At this point in time, Atari had suffered major financial setbacks due to the 1983 video game crash. Atari was further in the midst of dealing with fallout from an insider trading scandal by former CEO Ray Kassar; Kassar was replaced by James J. Morgan in mid-1983, and looking to cut financial losses, eventually cancelled the Swordquest project, despite work having already started on Airworld. However, because the company had already advertised the availability of the Waterworld contest, Atari's lawyers required the company to continue the contest. To limit the number of entries, Waterworld was only made available to members of the Atari Club. During the contest period, in mid-1984, Atari was sold to Jack Tramiel, the owner of Commodore International. Tramiel, who had been more focused on the success of home computers than gaming consoles, placed the Atari divisions in a new company, Tramel Technology, and reviewed the state of all divisions, furthering the troubles in completing the Waterworld contest. Most who did enter the Waterworld contest were told they did not qualify for the final, but according to Vendel, Atari was legally required to follow through as advertised on the Waterworld contest. Vendel stated that Atari did secretly invite those with correct entries to hold the final round, and the Crown was awarded to a person, their name remaining anonymous due to legal requirements. Because they could not hold the ultimate final round, Bell and Rideout were both awarded an additional as well as an Atari 7800 as a compensation prize, and granting the ten finalists of Waterworld each.

The fate of the prizes has become an urban legend in the gaming community since the cancellation of the project.
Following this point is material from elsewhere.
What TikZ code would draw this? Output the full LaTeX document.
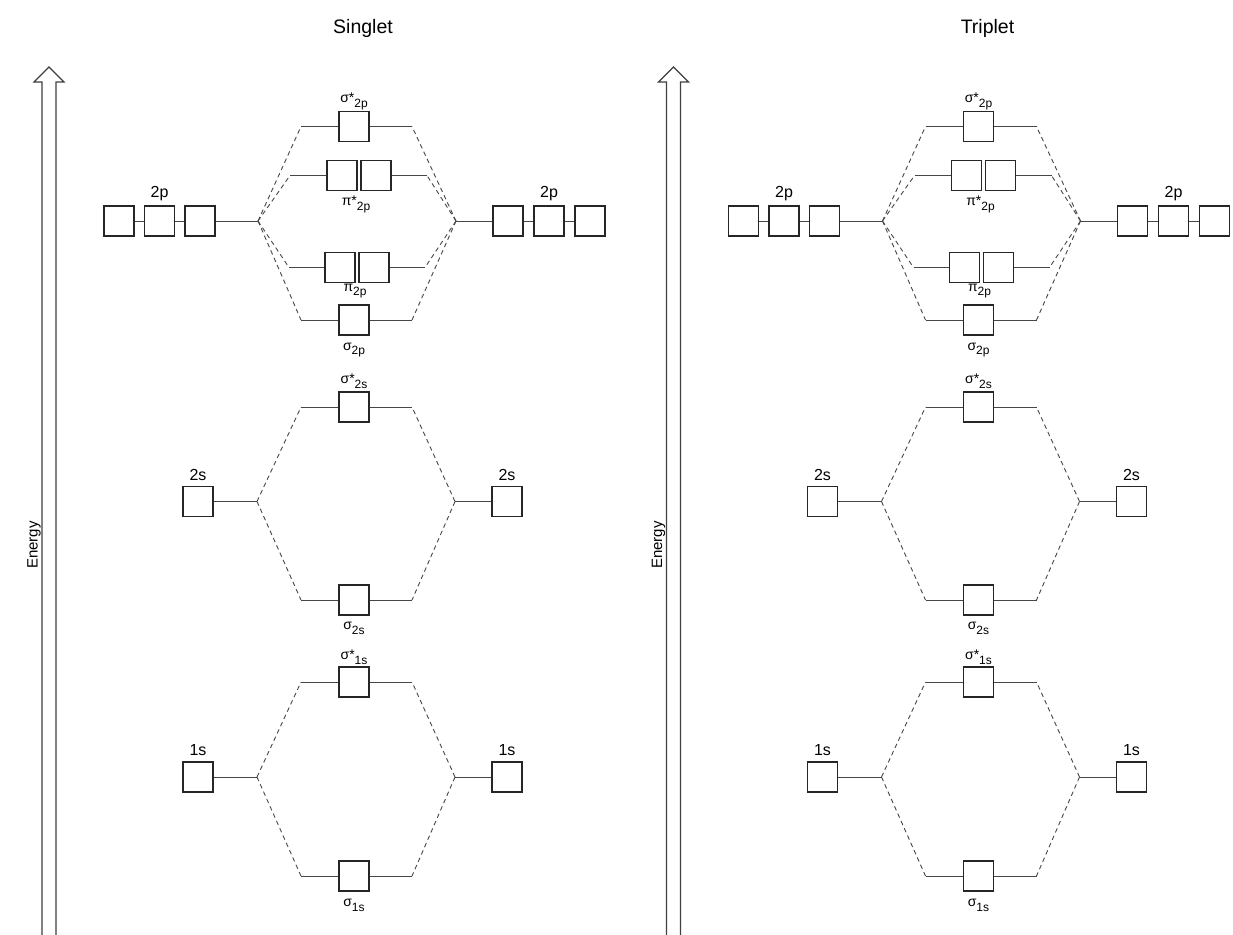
\documentclass[tikz,border=0pt]{standalone}
\usepackage{fontspec}
\setmainfont{Liberation Sans}
\newcommand{\lowsub}[1]{\raisebox{-0.35em}{\fontsize{12}{12}\selectfont #1}}
\tikzset{
  orb/.style={draw=black!85, line width=1.1pt, minimum width=30pt, minimum height=30pt, inner sep=0pt},
  lvl/.style={draw=black!72, line width=1pt},
  corr/.style={draw=black!72, line width=0.9pt, dash pattern=on 4.5pt off 3.5pt},
  aolab/.style={font=\fontsize{16}{16}\selectfont, inner sep=0pt},
  molab/.style={font=\fontsize{14}{14}\selectfont, inner sep=0pt},
  ttl/.style={font=\fontsize{19.5}{20}\selectfont, inner sep=0pt},
  axislab/.style={font=\fontsize{15}{15}\selectfont, inner sep=0pt, rotate=90},
  axisarrow/.style={draw=black!75, line width=1.1pt, fill=white, line join=miter}
}
% One complete correlation diagram (energy axis + 1s, 2s, 2p levels)
\newcommand{\mopanel}[3]{%
\begin{scope}[xshift=#2]
  \node[ttl] (#1title) at (363,28) {#3};
  % energy axis
  \draw[axisarrow] (42,940) -- (42,82) -- (34,82) -- (49,67) -- (64,82) -- (56,82) -- (56,940);
  \node[axislab] (#1energy) at (34,545) {Energy};
  % ---------- 2p block ----------
  \node[orb] (#1aL1) at (119,221) {};
  \node[orb] (#1aL2) at (159.5,221) {};
  \node[orb] (#1aL3) at (200,221) {};
  \node[aolab] (#1aLlab) at (159.5,194) {2p};
  \coordinate (#1hL2p) at (258,221);
  \draw[lvl] (#1aL1) -- (#1aL2) -- (#1aL3) -- (#1hL2p);
  \node[orb] (#1aR1) at (508,221) {};
  \node[orb] (#1aR2) at (549,221) {};
  \node[orb] (#1aR3) at (590,221) {};
  \node[aolab] (#1aRlab) at (549,194) {2p};
  \coordinate (#1hR2p) at (456,221);
  \draw[lvl] (#1hR2p) -- (#1aR1) -- (#1aR2) -- (#1aR3);
  % sigma*2p
  \node[orb] (#1ss2p) at (354,126.5) {};
  \coordinate (#1ss2pL) at (301,126.5);
  \coordinate (#1ss2pR) at (412,126.5);
  \draw[lvl] (#1ss2pL) -- (#1ss2p) -- (#1ss2pR);
  \node[molab] (#1ss2plab) at (354,101) {σ*\lowsub{2p}};
  % pi*2p
  \node[orb] (#1ps2pa) at (342,175.5) {};
  \node[orb] (#1ps2pb) at (376,175.5) {};
  \coordinate (#1ps2pL) at (290,175.5);
  \coordinate (#1ps2pR) at (427,175.5);
  \draw[lvl] (#1ps2pL) -- (#1ps2pa) (#1ps2pb) -- (#1ps2pR);
  \node[molab] (#1ps2plab) at (356,204) {π*\lowsub{2p}};
  % pi2p
  \node[orb] (#1p2pa) at (340,267.5) {};
  \node[orb] (#1p2pb) at (374,267.5) {};
  \coordinate (#1p2pL) at (289,267.5);
  \coordinate (#1p2pR) at (425,267.5);
  \draw[lvl] (#1p2pL) -- (#1p2pa) (#1p2pb) -- (#1p2pR);
  \node[molab] (#1p2plab) at (355,291) {π\lowsub{2p}};
  % sigma2p
  \node[orb] (#1s2p) at (354,320) {};
  \coordinate (#1s2pL) at (301,320);
  \coordinate (#1s2pR) at (412,320);
  \draw[lvl] (#1s2pL) -- (#1s2p) -- (#1s2pR);
  \node[molab] (#1s2plab) at (354,350) {σ\lowsub{2p}};
  \foreach \m in {ss2p,ps2p,p2p,s2p}{
    \draw[corr] (#1hL2p) -- (#1\m L);
    \draw[corr] (#1hR2p) -- (#1\m R);
  }
  % ---------- 2s block ----------
  \node[orb] (#1bL) at (198,501.5) {};
  \node[aolab] (#1bLlab) at (198,475) {2s};
  \coordinate (#1hL2s) at (257,501.5);
  \draw[lvl] (#1bL) -- (#1hL2s);
  \node[orb] (#1bR) at (507,501.5) {};
  \node[aolab] (#1bRlab) at (507,475) {2s};
  \coordinate (#1hR2s) at (455,501.5);
  \draw[lvl] (#1hR2s) -- (#1bR);
  \node[orb] (#1ss2s) at (354,407) {};
  \coordinate (#1ss2sL) at (301,407);
  \coordinate (#1ss2sR) at (412,407);
  \draw[lvl] (#1ss2sL) -- (#1ss2s) -- (#1ss2sR);
  \node[molab] (#1ss2slab) at (354,381) {σ*\lowsub{2s}};
  \node[orb] (#1s2s) at (354,600) {};
  \coordinate (#1s2sL) at (301,600);
  \coordinate (#1s2sR) at (412,600);
  \draw[lvl] (#1s2sL) -- (#1s2s) -- (#1s2sR);
  \node[molab] (#1s2slab) at (354,628) {σ\lowsub{2s}};
  \foreach \m in {ss2s,s2s}{
    \draw[corr] (#1hL2s) -- (#1\m L);
    \draw[corr] (#1hR2s) -- (#1\m R);
  }
  % ---------- 1s block ----------
  \node[orb] (#1cL) at (198,777) {};
  \node[aolab] (#1cLlab) at (198,750) {1s};
  \coordinate (#1hL1s) at (257,777);
  \draw[lvl] (#1cL) -- (#1hL1s);
  \node[orb] (#1cR) at (507,777) {};
  \node[aolab] (#1cRlab) at (507,750) {1s};
  \coordinate (#1hR1s) at (455,777);
  \draw[lvl] (#1hR1s) -- (#1cR);
  \node[orb] (#1ss1s) at (354,682) {};
  \coordinate (#1ss1sL) at (301,682);
  \coordinate (#1ss1sR) at (412,682);
  \draw[lvl] (#1ss1sL) -- (#1ss1s) -- (#1ss1sR);
  \node[molab] (#1ss1slab) at (354,657) {σ*\lowsub{1s}};
  \node[orb] (#1s1s) at (354,876) {};
  \coordinate (#1s1sL) at (301,876);
  \coordinate (#1s1sR) at (412,876);
  \draw[lvl] (#1s1sL) -- (#1s1s) -- (#1s1sR);
  \node[molab] (#1s1slab) at (354,905) {σ\lowsub{1s}};
  \foreach \m in {ss1s,s1s}{
    \draw[corr] (#1hL1s) -- (#1\m L);
    \draw[corr] (#1hR1s) -- (#1\m R);
  }
\end{scope}}
\begin{document}
\begin{tikzpicture}[x=1pt, y=-1pt]
  \path[use as bounding box, fill=white] (0,0) rectangle (1233,934);
  \begin{scope}
    \clip (0,0) rectangle (1233,934);
    \mopanel{S}{0pt}{Singlet}
    \mopanel{T}{624.5pt}{Triplet}
  \end{scope}
\end{tikzpicture}
\end{document}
Of the five treasures, Rideout has claimed, as recently as 2017, that he still has the Chalice in his possession, stored in a safe deposit box. Bell fell out of contact following the Swordquest event, but according to Vendel and Rideout, Bell appeared to have had the disc part of the Talisman melted down for its value (about at the time), keeping the small sword, diamonds, and birthstones; the current fate of these is unknown. The fate of the Crown is unknown; Vendel stated that while Atari was required to hold the contest, they could have simply awarded the winner with a cash prize equivalent as opposed to the Crown.

Since they were never part of any contest, the Philosopher's Stone and the Sword have seemingly disappeared. Some sources have claimed that Tramiel took possession of the prizes himself, based on rumoured observations that Atari staff or associates of Tramiel had made of seeing a similar looking sword mounted in Tramiel's office or on his home mantel. However, Vendel believes that the persons who started this rumor may have mistaken a Tramiel family heirloom for the Swordquest sword. Vendel believes that it is unlikely that Tramiel would have been able to keep the Stone, Sword, and (if not given away) Crown, as when Atari, Inc was sold, these items were still the property of Warner Communications, and would have been returned to the Franklin Mint. With the Franklin Mint later being sold in 1985 to American Protective Services, and the original Atari business no longer existing, the prizes were most likely melted back down to their base components for reuse elsewhere, according to Vendel.

Atari released the Atari 50 collection in 2022. As part of the collection, Digital Eclipse developed a new version of Airworld.

==Comic books==
===Original mini-comics===
Each of the three released games shipped with a comic book, published jointly by Atari and DC Comics. The books included clues to solve the puzzles within each of the games.

===Dynamite Entertainment mini-series===
In February 2017, Dynamite Entertainment announced a new comic book series, called Swordquest, but based on the actual contest around the three games, rather than the story within the games. It was a six-issue series, starting with a special #0 "Preview" book that sold with a cover price of 25¢ and was published in May 2017. The remaining 5 issues, published monthly after the preview, sold at $3.99 each. In addition, Dynamite released a trade paperback that reprinted the three mini-comics along with the mini-comic for the game Yars' Revenge. As with the originals, the TPB is sized as a mini-comic.

The series featured the story of a person who had played the three Swordquest games (with help from two friends who were brother and sister) when he was younger and was anticipating Airworld. Now as an adult, he continues his efforts to play Airworld using his old Atari hardware, but is caught up with a mysterious figure who offers to help him obtain the real "Sword of Ultimate Sorcery" from its resting place in the World Arcade Museum. As well as being valuable, it may have its own mysterious powers. The man contacts his two childhood friends to accompany him on his new "Swordquest".

The comic was written by Chad Bowers and Chris Sims and had art by Scott Kowalchuk under the pseudonym "Ghostwriter X". A trade paperback reprint of all six issues, titled Swordquest: Realworld was released in February 2018.

==Reception==
Richard A. Edwards reviewed Swordquest: Earthworld in The Space Gamer No. 61. Edwards commented that "The only reason to purchase a copy of Swordquest: Earthworld is to try and solve the puzzle and win the prize. Gamers not interested in spending the time required should pass this one." In 1995, Flux magazine ranked Swordquest: Earthworld 71st on their Top 100 Video Games.

==In popular culture==
Both the novel Ready Player One and the film adaptation reference the Swordquest series.

SCP-1926, an entry on the SCP Foundation wiki, is based on the unreleased Swordquest: Airworld game.